§ Data listing
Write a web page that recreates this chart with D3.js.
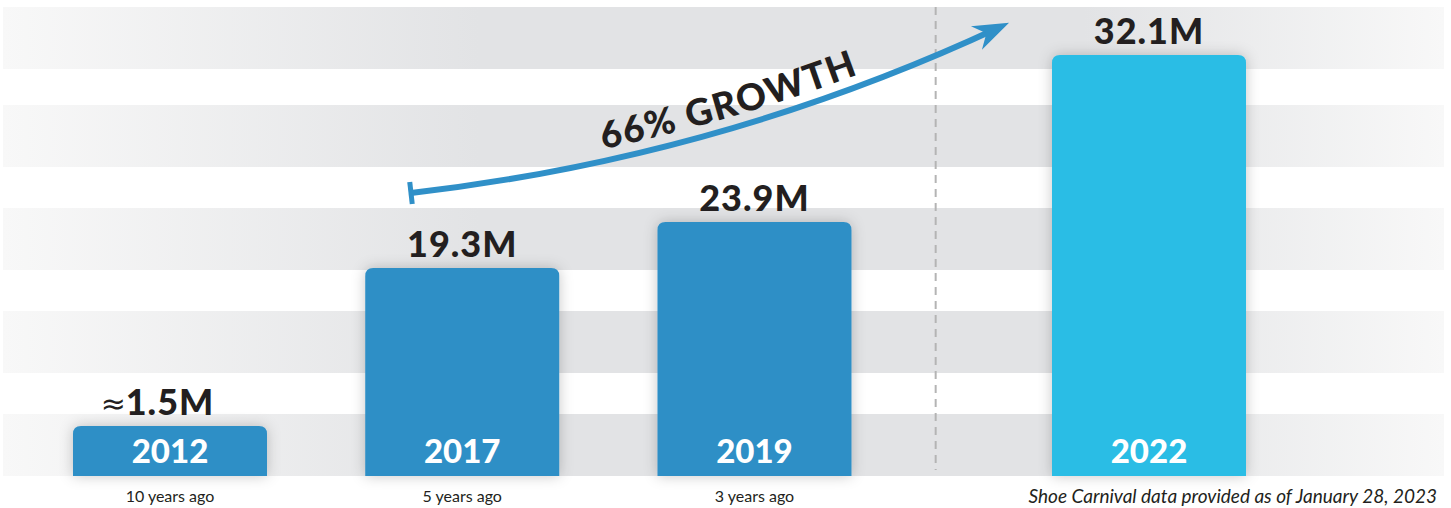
<!DOCTYPE html>
<html>
<head>
<meta charset="utf-8">
<script src="https://cdn.jsdelivr.net/npm/d3@7"></script>
<style>
  html, body { margin: 0; padding: 0; background: #fff; overflow: hidden; }
  svg { display: block; }
</style>
</head>
<body>
<script>
// chart values
const years = ["2012", "2017", "2019", "2022"];
const values = [1.5, 19.3, 23.9, 32.1];          // million
const approx = [true, false, false, false];
const agoLabels = ["10 years ago", "5 years ago", "3 years ago", ""];
const growthLabel = "66% GROWTH";
const footnote = "Shoe Carnival data provided as of January 28, 2023";

const width = 1451, height = 508;
const baseline = 476;

const svg = d3.select("body").append("svg")
    .attr("width", width)
    .attr("height", height);

const defs = svg.append("defs");

// band gradient (fades out at both ends)
const grad = defs.append("linearGradient")
    .attr("id", "bandGrad")
    .attr("x1", "0%").attr("x2", "100%");
grad.append("stop").attr("offset", "0%").attr("stop-color", "#f8f8f8");
grad.append("stop").attr("offset", "33%").attr("stop-color", "#e2e3e5");
grad.append("stop").attr("offset", "75%").attr("stop-color", "#e2e3e5");
grad.append("stop").attr("offset", "100%").attr("stop-color", "#f8f8f8");

// soft glow behind bars
const glow = defs.append("filter")
    .attr("id", "glow")
    .attr("x", "-30%").attr("y", "-30%")
    .attr("width", "160%").attr("height", "160%");
glow.append("feDropShadow")
    .attr("dx", 0).attr("dy", 0)
    .attr("stdDeviation", 7)
    .attr("flood-color", "#000")
    .attr("flood-opacity", 0.22);

// arrow head + start tick
defs.append("marker")
    .attr("id", "head")
    .attr("markerUnits", "userSpaceOnUse")
    .attr("orient", "auto")
    .attr("markerWidth", 1).attr("markerHeight", 1)
    .attr("refX", -10).attr("refY", 0)
    .style("overflow", "visible")
    .append("path")
    .attr("d", "M0,0 L-36,-13 L-25,0 L-36,13 Z")
    .attr("fill", "#3090c8");

defs.append("marker")
    .attr("id", "tick")
    .attr("markerUnits", "userSpaceOnUse")
    .attr("orient", "auto")
    .attr("markerWidth", 1).attr("markerHeight", 1)
    .attr("refX", 0).attr("refY", 0)
    .style("overflow", "visible")
    .append("rect")
    .attr("x", -2.5).attr("y", -11)
    .attr("width", 5).attr("height", 22)
    .attr("fill", "#3090c8");

// x: slot per bar, extra gap before the latest year
const gap = 0.35;
const slot = i => i + (i === years.length - 1 ? gap : 0);
const x = d3.scaleLinear()
    .domain([0, slot(years.length - 1)])
    .range([170, 1149]);
const barWidth = 194;

// y: the infographic is not drawn to scale, so use a broken (polylinear) axis
const y = d3.scaleLinear()
    .domain([0, 1.5, 19.3, 23.9, 32.1])
    .range([baseline, 426, 268, 222, 55]);

// background bands
const bandStep = 103, bandH = 62;
const bands = d3.range(5).map(i => Math.max(7, baseline - bandH - i * bandStep));
svg.append("g").selectAll("rect")
    .data(bands)
    .join("rect")
    .attr("x", 3)
    .attr("width", 1441)
    .attr("y", d => d)
    .attr("height", bandH)
    .attr("fill", "url(#bandGrad)");

// dashed divider
const divX = x(2.62);
svg.append("line")
    .attr("x1", divX).attr("x2", divX)
    .attr("y1", 7).attr("y2", 470)
    .attr("stroke", "#b4b4b4")
    .attr("stroke-width", 2)
    .attr("stroke-dasharray", "8,6");

// bars with rounded top corners
function barPath(cx, top) {
    const r = 8, x0 = cx - barWidth / 2, x1 = cx + barWidth / 2;
    const p = d3.path();
    p.moveTo(x0, baseline);
    p.lineTo(x0, top + r);
    p.quadraticCurveTo(x0, top, x0 + r, top);
    p.lineTo(x1 - r, top);
    p.quadraticCurveTo(x1, top, x1, top + r);
    p.lineTo(x1, baseline);
    p.closePath();
    return p.toString();
}

const data = years.map((yr, i) => ({
    year: yr, value: values[i], approx: approx[i], ago: agoLabels[i], i: i
}));

const g = svg.append("g");

g.selectAll("path.bar")
    .data(data)
    .join("path")
    .attr("class", "bar")
    .attr("d", d => barPath(x(slot(d.i)), y(d.value)))
    .attr("fill", d => d.i === years.length - 1 ? "#2cbde5" : "#2f8fc6")
    .attr("filter", "url(#glow)");

// year labels inside bars
g.selectAll("text.year")
    .data(data)
    .join("text")
    .attr("class", "year")
    .attr("x", d => x(slot(d.i)))
    .attr("y", 463)
    .attr("text-anchor", "middle")
    .attr("fill", "#fff")
    .style("font-family", "Lato, 'Open Sans', sans-serif")
    .style("font-weight", 900)
    .style("font-size", "33px")
    .text(d => d.year);

// value labels
g.selectAll("text.value")
    .data(data)
    .join("text")
    .attr("class", "value")
    .attr("x", d => x(slot(d.i)))
    .attr("y", d => y(d.value) - 11)
    .attr("text-anchor", "middle")
    .attr("fill", "#231f20")
    .style("font-family", "Lato, 'Open Sans', sans-serif")
    .style("font-weight", 900)
    .style("font-size", "36px")
    .style("letter-spacing", "1px")
    .text(d => d.value.toFixed(1) + "M");

// approx sign in front of approximate values
g.selectAll("text.approx")
    .data(data.filter(d => d.approx))
    .join("text")
    .attr("class", "approx")
    .attr("x", d => x(slot(d.i)) - 44)
    .attr("y", d => y(d.value) - 12)
    .attr("text-anchor", "end")
    .attr("fill", "#231f20")
    .style("font-family", "'DejaVu Sans', sans-serif")
    .style("font-size", "30px")
    .text("\u2248");

// "years ago" labels
g.selectAll("text.ago")
    .data(data.filter(d => d.ago))
    .join("text")
    .attr("class", "ago")
    .attr("x", d => x(slot(d.i)))
    .attr("y", 502)
    .attr("text-anchor", "middle")
    .attr("fill", "#231f20")
    .style("font-family", "Lato, 'Open Sans', sans-serif")
    .style("font-size", "16px")
    .text(d => d.ago);

// growth arrow
const arrow = d3.path();
arrow.moveTo(411, 193);
arrow.bezierCurveTo(611, 170, 805, 118, 1000, 27);
svg.append("path")
    .attr("d", arrow.toString())
    .attr("fill", "none")
    .attr("stroke", "#3090c8")
    .attr("stroke-width", 6)
    .attr("marker-start", "url(#tick)")
    .attr("marker-end", "url(#head)");

// text riding above the arrow
const textPathD = d3.path();
textPathD.moveTo(411, 181);
textPathD.bezierCurveTo(611, 158, 805, 106, 1000, 15);
defs.append("path").attr("id", "growthPath").attr("d", textPathD.toString());
svg.append("text")
    .attr("fill", "#231f20")
    .style("font-family", "Lato, 'Open Sans', sans-serif")
    .style("font-weight", 900)
    .style("font-size", "37px")
    .style("letter-spacing", "1.5px")
    .append("textPath")
    .attr("href", "#growthPath")
    .attr("startOffset", 195)
    .text(growthLabel);

// footnote
svg.append("text")
    .attr("x", 1437)
    .attr("y", 503)
    .attr("text-anchor", "end")
    .attr("fill", "#231f20")
    .style("font-family", "Lato, 'Open Sans', sans-serif")
    .style("font-style", "italic")
    .style("font-size", "19px")
    .text(footnote);
</script>
</body>
</html>
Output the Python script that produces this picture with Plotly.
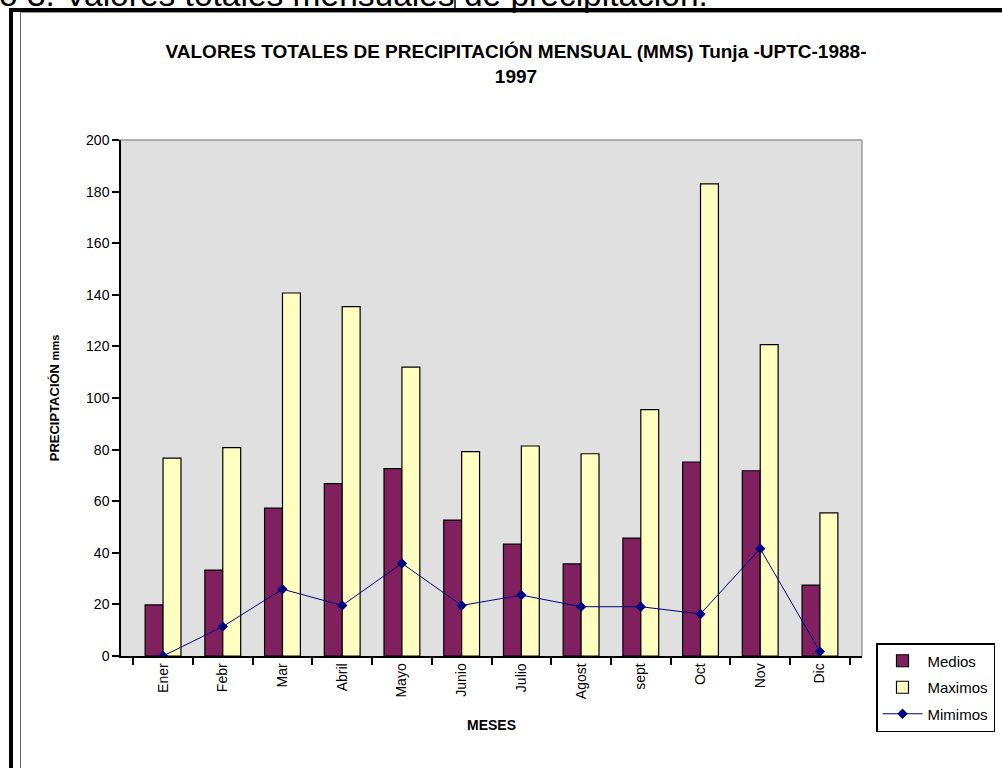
import plotly.graph_objects as go

meses = ["Ener", "Febr", "Mar", "Abril", "Mayo", "Junio", "Julio", "Agost", "sept", "Oct", "Nov", "Dic"]
medios = [19.8, 33.3, 57.3, 66.8, 72.6, 52.7, 43.4, 35.7, 45.7, 75.2, 71.8, 27.5]
maximos = [76.7, 80.8, 140.7, 135.4, 112.0, 79.2, 81.4, 78.4, 95.5, 183.0, 120.7, 55.5]
minimos = [0.0, 11.4, 25.9, 19.6, 35.9, 19.6, 23.6, 19.1, 19.1, 16.3, 41.6, 1.7]

FONT = "Arial, 'Liberation Sans', sans-serif"

# plot-area pixel geometry (page coordinates; body margin removed below)
L, R, T, B = 121, 862, 140, 656
W, H = 1002, 768

def px(x):
    return (x - L) / (R - L)

def py(y):
    return (B - y) / (B - T)

fig = go.Figure()
fig.add_trace(go.Bar(x=meses, y=medios, name="Medios", legendgroup="a",
                     marker=dict(color="#80205F", line=dict(color="#000000", width=1.2))))
fig.add_trace(go.Bar(x=meses, y=maximos, name="Maximos", legendgroup="b",
                     marker=dict(color="#FFFFC2", line=dict(color="#000000", width=1.2))))
fig.add_trace(go.Scatter(x=meses, y=minimos, name="Mimimos", legendgroup="c", mode="lines+markers",
                         line=dict(color="#000080", width=1),
                         marker=dict(symbol="diamond", size=8, color="#000080")))

shapes = [
    # gray top/right border of plot area
    dict(type="line", xref="paper", yref="paper", x0=0, x1=1, y0=1, y1=1, line=dict(color="#999999", width=1.5)),
    dict(type="line", xref="paper", yref="paper", x0=1, x1=1, y0=0, y1=1, line=dict(color="#999999", width=1.5)),
    # outer frame
    dict(type="line", xref="paper", yref="paper", x0=px(9), x1=px(1010), y0=py(10), y1=py(10), line=dict(color="#000000", width=4)),
    dict(type="line", xref="paper", yref="paper", x0=px(11), x1=px(11), y0=py(8), y1=py(780), line=dict(color="#000000", width=4)),
    dict(type="line", xref="paper", yref="paper", x0=px(20.5), x1=px(20.5), y0=py(12), y1=py(780), line=dict(color="#666666", width=1)),
    dict(type="line", xref="paper", yref="paper", x0=px(20.5), x1=px(1010), y0=py(12.5), y1=py(12.5), line=dict(color="#999999", width=1)),
    dict(type="line", xref="paper", yref="paper", x0=px(455), x1=px(455), y0=py(0), y1=py(9), line=dict(color="#000000", width=1.5)),
]

annotations = [
    dict(text="o 3. Valores totales mensuales de precipitación.", xref="paper", yref="paper",
         x=px(-3), y=py(15), xanchor="left", yanchor="bottom", showarrow=False,
         font=dict(family=FONT, size=33.5, color="#000000")),
]

fig.update_layout(
    width=W, height=H,
    margin=dict(l=L, r=W - R, t=T, b=H - B, pad=0, autoexpand=False),
    paper_bgcolor="#FFFFFF", plot_bgcolor="#E0E0E0",
    barmode="group", bargap=0.4, bargroupgap=0,
    font=dict(family=FONT, size=12, color="#000000"),
    title=dict(text="<b>VALORES TOTALES DE PRECIPITACIÓN MENSUAL (MMS) Tunja -UPTC-1988-<br>1997</b>",
               x=516 / W, xanchor="center", y=1 - 58 / H, yanchor="top",
               font=dict(family=FONT, size=19, color="#000000")),
    showlegend=True,
    legend=dict(x=px(876), y=py(643), xanchor="left", yanchor="top",
                bgcolor="#FFFFFF", bordercolor="#000000", borderwidth=1.5,
                font=dict(family=FONT, size=15, color="#000000"),
                tracegroupgap=4, traceorder="grouped", itemwidth=40),
    xaxis=dict(type="category", showline=True, linecolor="#000000", linewidth=1.5,
               ticks="outside", tickson="boundaries", ticklen=7, tickcolor="#000000", tickwidth=1.5,
               tickangle=-90, showgrid=False, zeroline=False,
               tickfont=dict(family=FONT, size=14, color="#000000"),
               title=dict(text="<b>MESES</b>", standoff=22, font=dict(family=FONT, size=14, color="#000000"))),
    yaxis=dict(range=[0, 200], dtick=20, showline=True, linecolor="#000000", linewidth=1.5,
               ticks="outside", ticklen=7, tickcolor="#000000", tickwidth=1.5,
               showgrid=False, zeroline=False,
               tickfont=dict(family=FONT, size=14, color="#000000"),
               title=dict(text="<b>PRECIPTACIÓN</b> <span style='font-size:11px'><b>mms</b></span>", standoff=24,
                          font=dict(family=FONT, size=13, color="#000000"))),
    shapes=shapes,
    annotations=annotations,
)

fig.write_html("out.html", config={"displayModeBar": False},
               post_script="document.body.style.margin='0';")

§ Exercise description
Report how many lines in the records hold the word "with", giving the number and nothing else.

§ Written solution
3